分数傅里叶变换理论及其应用研究进展

Research progress in theories and applications of the fractional Fourier transform

分数傅里叶变换是傅里叶变换的广义形式,提供了介于时域和频域之间的多分数域信号表征,为非平稳信号处理和线性时变系统分析开辟了新途径,应用十分广泛。本文首先总结近年来分数傅里叶变换的理论研究成果,包括分数傅里叶变换的数值计算、衍生的离散分数变换、分数域采样、分数域滤波与参数估计、多分数域分析。然后介绍分数傅里叶变换在工程和实践中的应用,包括雷达、通信、图像加密、光学干涉测量、医学、生物、机械仪器等。最后对分数傅里叶变换理论及其应用的未来研究方向进行展望。

The fractional Fourier transform（FRFT） is a generalization of the Fourier transform. The FRFT can characterize signals in multiple fractional domains and provide new perspectives for non-stationary signal processing and linear time variant system analysis, thus it is widely used in reality applications. We first review recent developments of the FRFT in theory, including discretization algorithms of the FRFT, various discrete fractional transforms, sampling theorems in fractional domains, filtering and parameter estimation in fractional domains, joint analysis in multiple fractional domains.
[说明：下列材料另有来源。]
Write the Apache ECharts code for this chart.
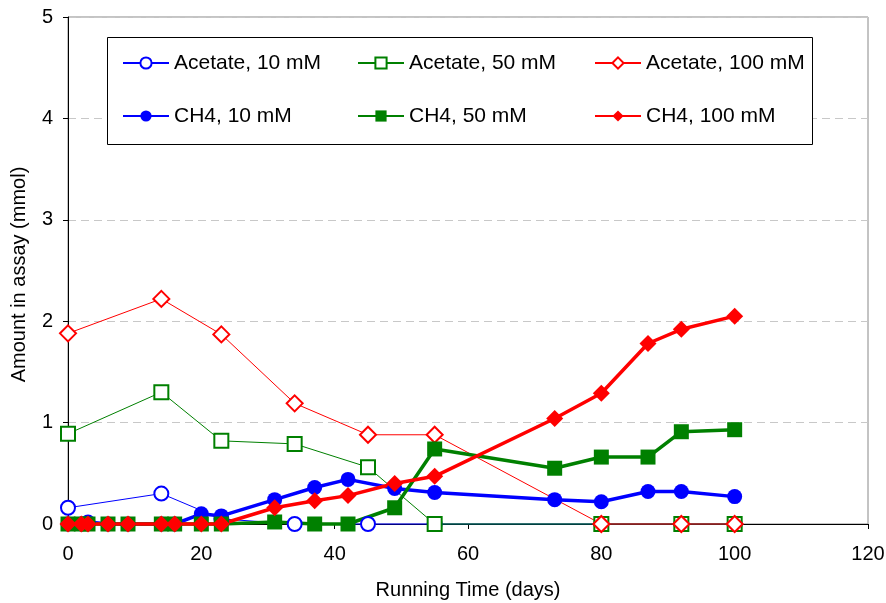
<!DOCTYPE html>
<html>
<head>
<meta charset="utf-8">
<script src="https://cdn.jsdelivr.net/npm/echarts@6/dist/echarts.min.js"></script>
<style>
  html, body { margin: 0; padding: 0; background: #fff; }
  #chart { width: 886px; height: 603px; }
</style>
</head>
<body>
<div id="chart"></div>
<script>
// Sampling days (x values)
const acetateDays = [0, 14, 23, 34, 45, 55, 80, 92, 100];
const ch4Days = [0, 2, 3, 6, 9, 14, 16, 20, 23, 31, 37, 42, 49, 55, 73, 80, 87, 92, 100];

// Acetate remaining in assay (mmol)
const acetate10 = [0.16, 0.30, 0.05, 0, 0, 0, 0, 0, 0];
const acetate50 = [0.89, 1.30, 0.82, 0.79, 0.56, 0, 0, 0, 0];
const acetate100 = [1.88, 2.22, 1.87, 1.19, 0.88, 0.88, 0, 0, 0];

// Methane produced (mmol)
const ch4_10 = [0, 0, 0.02, 0, 0, 0, 0, 0.10, 0.08, 0.24, 0.36, 0.44, 0.35, 0.31, 0.24, 0.22, 0.32, 0.32, 0.27];
const ch4_50 = [0, 0, 0, 0, 0, 0, 0, 0, 0, 0.02, 0, 0, 0.16, 0.74, 0.55, 0.66, 0.66, 0.91, 0.93];
const ch4_100 = [0, 0, 0, 0, 0, 0, 0, 0, 0, 0.16, 0.23, 0.28, 0.40, 0.47, 1.04, 1.29, 1.78, 1.92, 2.05];

// Axis ticks
const xTicks = { min: 0, max: 120, step: 20 };
const yTicks = { min: 0, max: 5, step: 1 };

const seriesNames = [
  'Acetate, 10 mM', 'Acetate, 50 mM', 'Acetate, 100 mM',
  'CH4, 10 mM', 'CH4, 50 mM', 'CH4, 100 mM'
];

const zip = (xs, ys) => xs.map((x, i) => [x, ys[i]]);

const FONT = '"Liberation Sans", Arial, sans-serif';
const BLUE = '#0000ff', GREEN = '#008000', RED = '#ff0000';

function openSeries(name, xs, ys, color, symbol, size) {
  return {
    name, type: 'line', data: zip(xs, ys),
    symbol, symbolSize: size, clip: false,
    lineStyle: { color, width: 1 },
    itemStyle: { color, borderColor: color, borderWidth: 1.5 },
    emphasis: { disabled: true }
  };
}
function filledSeries(name, xs, ys, color, symbol, size) {
  return {
    name, type: 'line', data: zip(xs, ys),
    symbol, symbolSize: size, clip: false,
    lineStyle: { color, width: 3.5 },
    itemStyle: { color },
    emphasis: { disabled: true }
  };
}

// Legend laid out as a framed 3 x 2 grid
const legendCols = [122, 357, 594];
const legendRows = [52, 105];
const legends = seriesNames.map((n, i) => ({
  data: [n],
  left: legendCols[i % 3],
  top: legendRows[Math.floor(i / 3)],
  padding: 0,
  itemWidth: 46,
  itemHeight: 14,
  selectedMode: false,
  z: 6,
  textStyle: { fontFamily: FONT, fontSize: 21, color: '#000', lineHeight: 22 }
}));

const chart = echarts.init(document.getElementById('chart'), null, { renderer: 'canvas' });
chart.setOption({
  animation: false,
  backgroundColor: '#fff',
  grid: {
    left: 68, right: 18, top: 17, bottom: 79,
    containLabel: false, outerBoundsMode: 'none',
    show: true, borderColor: '#888', borderWidth: 1, backgroundColor: 'transparent'
  },
  graphic: [{
    type: 'rect', z: 5,
    shape: { x: 107.5, y: 37.5, width: 705, height: 107 },
    style: { fill: '#fff', stroke: '#000', lineWidth: 1 }
  }],
  legend: legends,
  xAxis: {
    type: 'value', min: xTicks.min, max: xTicks.max, interval: xTicks.step,
    name: 'Running Time (days)', nameLocation: 'middle', nameGap: 56,
    nameTextStyle: { fontFamily: FONT, fontSize: 20, color: '#000' },
    axisLine: { lineStyle: { color: '#000', width: 1 } },
    axisTick: { show: true, inside: false, length: 5, lineStyle: { color: '#000' } },
    axisLabel: { fontFamily: FONT, fontSize: 20, color: '#000', margin: 20 },
    splitLine: { show: false }
  },
  yAxis: {
    type: 'value', min: yTicks.min, max: yTicks.max, interval: yTicks.step,
    name: 'Amount in assay (mmol)', nameLocation: 'middle', nameGap: 39,
    nameTextStyle: { fontFamily: FONT, fontSize: 20, color: '#000', padding: [0, 8, 0, 0] },
    axisLine: { show: true, lineStyle: { color: '#000', width: 1 } },
    axisTick: { show: true, inside: false, length: 5, lineStyle: { color: '#000' } },
    axisLabel: { fontFamily: FONT, fontSize: 20, color: '#000', margin: 15 },
    splitLine: { show: true, lineStyle: { color: '#c8c8c8', type: [8, 5], width: 1 } }
  },
  series: [
    openSeries(seriesNames[0], acetateDays, acetate10, BLUE, 'emptyCircle', 14),
    openSeries(seriesNames[1], acetateDays, acetate50, GREEN, 'emptyRect', 14),
    openSeries(seriesNames[2], acetateDays, acetate100, RED, 'emptyDiamond', 16),
    filledSeries(seriesNames[3], ch4Days, ch4_10, BLUE, 'circle', 15),
    filledSeries(seriesNames[4], ch4Days, ch4_50, GREEN, 'rect', 15),
    filledSeries(seriesNames[5], ch4Days, ch4_100, RED, 'diamond', 17)
  ]
});
</script>
</body>
</html>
Then we summarize various applications of the FRFT, including radar and communication signal processing in fractional domains, image encryption, optical interference measurement, medicine, biology, and instrument signal processing based on the FRFT. Finally we discuss the future research directions of the FRFT, including fast algorithm of the FRFT, sparse sampling in fractional domains, machine learning utilizing the FRFT, graph signal processing in fractional domains, and discrete FRFT based on quantum computation.